Each of us develops different ways of dealing with death’s sting.  Some deny its power, acting as though personal greatness can override the inevitable.  Others accumulate great wealth or power in the subconscious hope of joining the immortals.

This week’s Torah portion speaks of the inevitability of death through the eyes of one great man, Moses. Surely, if there was any Jew deserving of eternal life it was Moses.  He alone, of all humanity, had spoken to God face to face and lived. He had liberated God’s people, received the Torah, and assured its honoured place at the centre of Jewish life.  With compassion for the people and passion for God, this great prophet and teacher certainly deserved to live forever.

Yet it was not to be.  The Torah records that ‘The Lord said to Moses: “the time is drawing near for you to die…You are soon to lie with your ancestors.”’

Moses’ mortality becomes a metaphor for the human condition. Midrash Devarim Rabbah states: ‘Rabbi Judah says, “No one has power over the Angel of Death to be saved from death itself.”’  We all must inevitably pass beyond the portals of this world, through death.

The Midrash continues to explore this theme: ‘No one, when about to die, can say, “I will send my slave in my stead.” Rabbi Shimon ben Halafta says, “No one has the power to say to the Angel of Death, “Wait for me until I have made up my accounts.”’

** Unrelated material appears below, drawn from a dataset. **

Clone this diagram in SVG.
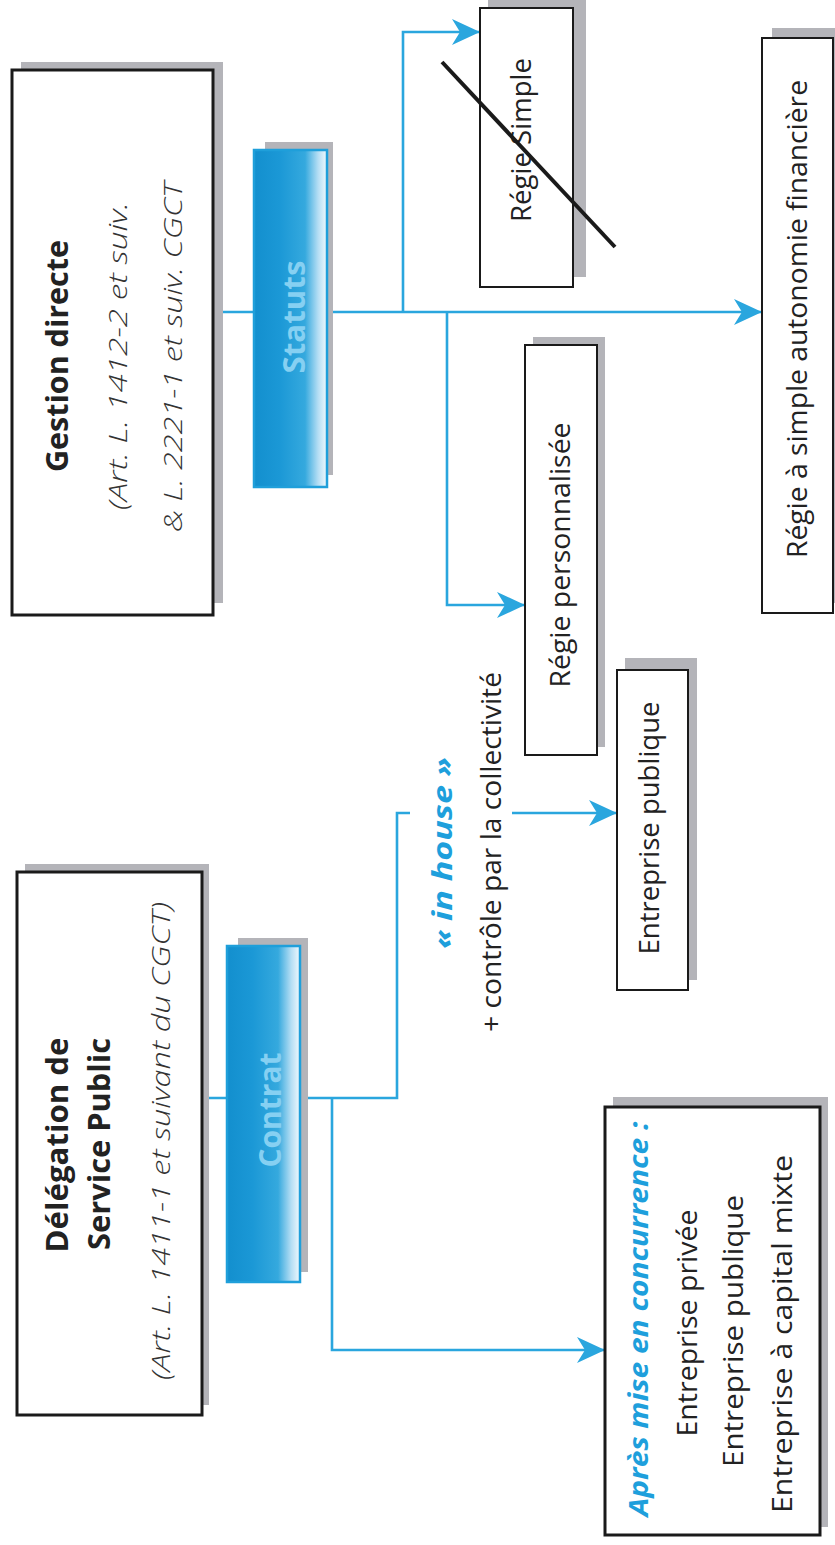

There is no way to avoid dying, and there is no negotiating with death when one’s time has come. “After all the greatness which Moses has enjoyed, when the day of his death came, he could not hold it back.”  And if Moses could not restrain death, what hope is there for us?

Perhaps Moses knew that.  He trained himself his whole life not to look for salvation from anything that pertains to this world alone. He never pursued wealth as an end in itself, nor amassed great power as a source of self-satisfaction.

Instead, Moses’ behaviour in the face of death provides a beacon for us all.  Moses knew that to enter eternity requires identifying with something eternal.  So he cast his lot with the Jewish People, with the Torah, and with God.  Those three carry eternity in their midst, and so can we, when we bring the three together in the knot of our souls.

By living in the midst of the Jewish community, making the mitzvot our own personal pathways through life and nurturing our awareness of God’s love, we train ourselves to survive death – not by evading or denying the inevitable, but by transcending it.

To rise above time, we must link ourselves to the timeless – the household of Israel, the Torah of Israel, and the God of Israel – and through that portal, to all humanity and creation.